Apesar da encenação, é um espetáculo que deve ser visto. A ópera de Verdi é uma obra prima fantástica, e que poucos tenores podem enfrentar dignamente. Mario del Monaco (que não é meu favorito, nem de longe), na sua autobiografia, Minha vida, meus sucessos, revelou como ficou inseguro ao interpretá-lo pela primeira vez, pois o papel "estava no limite das possibilidades humanas"; no Guia Fayard das óperas de Verdi, "O papel de Otello exige uma palheta vocal muito diversificada, uma inteligência vocal e dramática fora do comum". Ver um cantor adequado para enfrentar as dificuldades do Mouro é raro.
Quem não puder assistir a Gregory Kunde no dia 27 de março (com o excelente barítono Nelson Martinez, que evitou exageros interpretativos comuns nos intérpretes de Iago, e a soprano Lana Kos, de eloquentes pianíssimos, no papel de Desdemona), talvez possa consolar-se com a masterclass que o tenor dará na Escola Municipal de Música de São Paulo no dia 26 às 14:30h.
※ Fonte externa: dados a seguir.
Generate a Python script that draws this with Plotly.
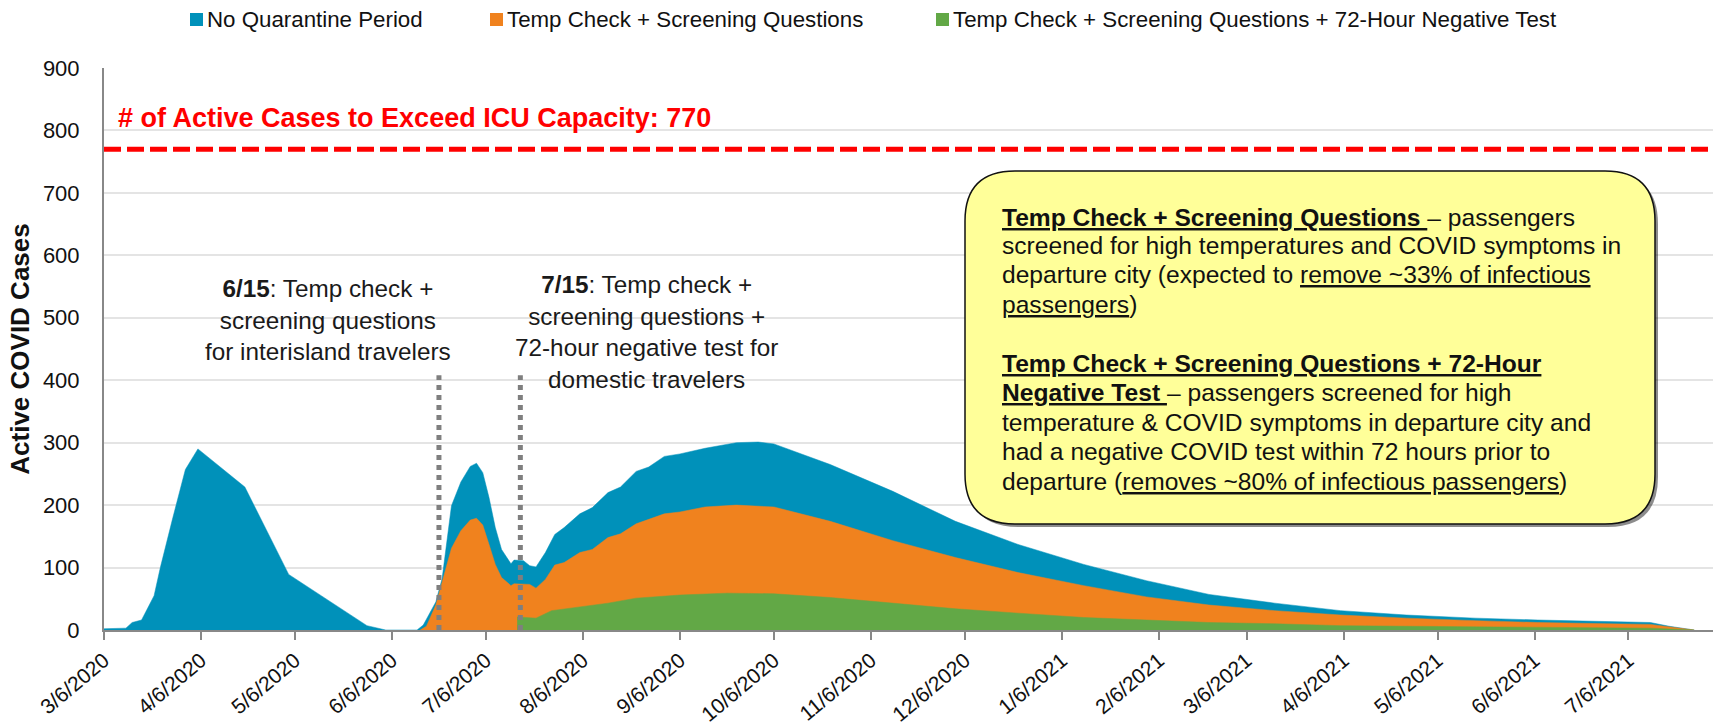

Parece que ela estará aberta para o público assistir, mas confirmem antes.

P.S.: Esqueci de dizer que o solo do palco foi dividido em três placas que se levantavam ou abaixavam aleatoriamente, ao que parece. Além de não ter ligação com a história, a máquina faz um barulhão às vezes mais audível do que a orquestra.